Thoughts for Life

erich Fromm

“A new question has arisen in modern man's mind, the question, namely, whether life is worth living... No sensible answer can be given to the question... because the question does not make any sense.”

 

“All great art is by its very essence in conflict with the society with which it coexists. It expresses the truth about existence regardless of whether this truth serves or hinders the survival purpose of a given society. All great art is revolutionary because it touches upon the reality of man and questions the reality of the various transitory forms of human society.”

 

“Education is helping the child realize his potentialities.”

 

“Love for one's country which is not part of one's love for humanity is not love, but idolatrous worship.”

 

“Man had achieved freedom from--without yet having achieved freedom to--to be himself, to be productive, to be fully awake.”

 

“The danger of the past was that men became slaves.
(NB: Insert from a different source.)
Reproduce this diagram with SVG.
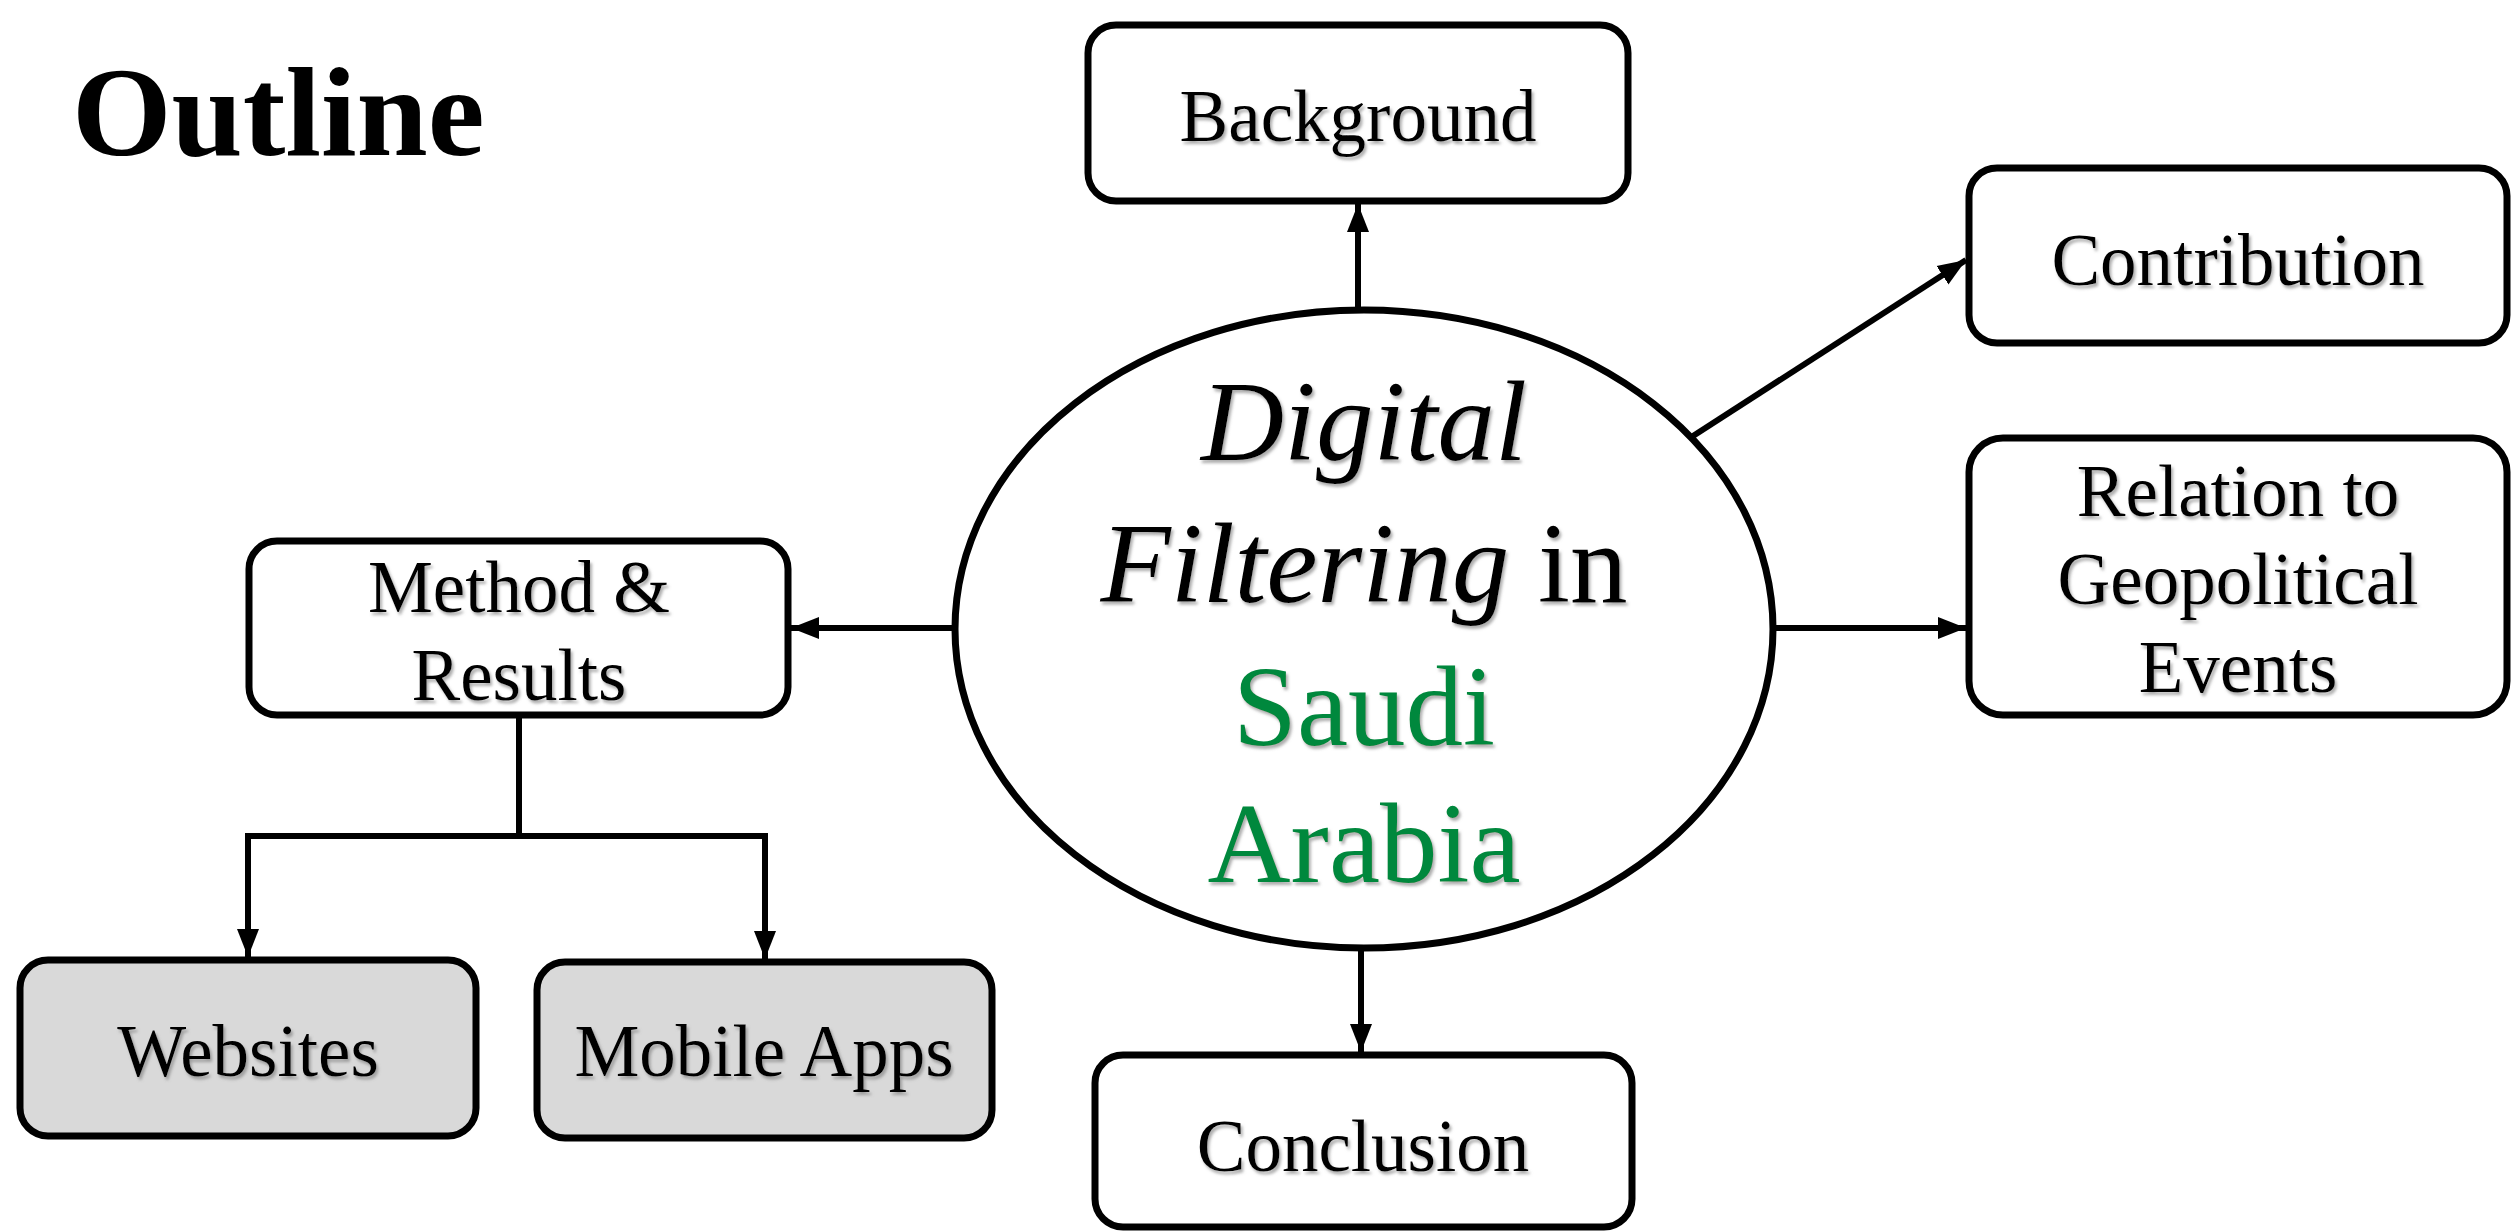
<svg xmlns="http://www.w3.org/2000/svg" width="2511" height="1231" viewBox="0 0 2511 1231">
<defs>
<style>
.box{fill:#fff;stroke:#000;stroke-width:7}
.grey{fill:#d9d9d9;stroke:#000;stroke-width:7}
.lbl{font-family:"Liberation Serif","Times New Roman",serif;font-size:73px;fill:#000;text-anchor:middle;filter:url(#sh)}
.big{font-family:"Liberation Serif","Times New Roman",serif;font-size:115px;fill:#000;text-anchor:middle;filter:url(#sh)}
.green{fill:#00883d}
.con{fill:none;stroke:#000;stroke-width:6}
</style>
<filter id="sh" x="-10%" y="-20%" width="130%" height="150%">
<feDropShadow dx="2" dy="3" stdDeviation="1.5" flood-color="#777" flood-opacity="0.6"/>
</filter>
<marker id="ah" markerUnits="userSpaceOnUse" markerWidth="30" markerHeight="24" refX="28" refY="12" orient="auto">
<path d="M0,1 L28,12 L0,23 Z" fill="#000"/>
</marker>
</defs>
<rect width="2511" height="1231" fill="#fff"/>
<text x="72" y="155" font-family="Liberation Serif,'Times New Roman',serif" font-weight="bold" font-size="128" fill="#000">Outline</text>

<g id="connectors">
<line class="con" x1="1358" y1="309" x2="1358" y2="204" marker-end="url(#ah)"/>
<line class="con" x1="1693" y1="436" x2="1966" y2="260" marker-end="url(#ah)"/>
<line class="con" x1="1773" y1="628" x2="1966" y2="628" marker-end="url(#ah)"/>
<line class="con" x1="954" y1="628" x2="791" y2="628" marker-end="url(#ah)"/>
<line class="con" x1="1361" y1="948" x2="1361" y2="1052" marker-end="url(#ah)"/>
<polyline class="con" points="519,716 519,836"/>
<polyline class="con" points="248,836 765,836 765,959" marker-end="url(#ah)"/>
<line class="con" x1="248" y1="833" x2="248" y2="957" marker-end="url(#ah)"/>
</g>

<g id="center">
<ellipse cx="1364" cy="629" rx="409" ry="319" fill="#fff" stroke="#000" stroke-width="7"/>
<text class="big" x="1364" y="460" font-style="italic">Digital</text>
<text class="big" x="1364" y="602"><tspan font-style="italic">Filtering</tspan> in</text>
<text class="big green" x="1364" y="745">Saudi</text>
<text class="big green" x="1364" y="882">Arabia</text>
</g>

<g id="background">
<rect class="box" x="1088" y="25" width="540" height="176" rx="28"/>
<text class="lbl" x="1358" y="141">Background</text>
</g>

<g id="contribution">
<rect class="box" x="1969" y="168" width="538" height="175" rx="28"/>
<text class="lbl" x="2238" y="285">Contribution</text>
</g>

<g id="relation">
<rect class="box" x="1969" y="438" width="538" height="277" rx="34"/>
<text class="lbl" x="2238" y="516">Relation to</text>
<text class="lbl" x="2238" y="604">Geopolitical</text>
<text class="lbl" x="2238" y="692">Events</text>
</g>

<g id="method">
<rect class="box" x="249" y="541" width="539" height="174" rx="28"/>
<text class="lbl" x="519" y="612">Method &amp;</text>
<text class="lbl" x="519" y="700">Results</text>
</g>

<g id="websites">
<rect class="grey" x="20" y="960" width="456" height="176" rx="28"/>
<text class="lbl" x="248" y="1076">Websites</text>
</g>

<g id="mobile">
<rect class="grey" x="537" y="962" width="455" height="176" rx="28"/>
<text class="lbl" x="764" y="1076">Mobile Apps</text>
</g>

<g id="conclusion">
<rect class="box" x="1095" y="1055" width="537" height="172" rx="28"/>
<text class="lbl" x="1363" y="1171">Conclusion</text>
</g>
</svg>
The danger of the future is that we may become robots.”

 

“The duty to be alive is the same as the duty to become oneself, to develop into the individual one potentially is.”

 

“The history of man is a graveyard of great cultures that came to catastrophic ends because of their incapacity for planned, rational, voluntary reaction to challenge.”

 

“There is no meaning to life except the meaning man gives his life by the unfolding of his powers.”

 

“There is perhaps no phenomenon which contains so much destructive feeling as moral indignation, which permits envy or hate to be acted out under the guise of virtue.”

 

“Who will tell whether one happy moment of love, or the joy of breathing or walking on a bright morning and smelling the fresh air, is not worth all the suffering and effort which life implies?”

 

“Why should society feel responsible only for the education of children, and not for the education of all adults of every age?”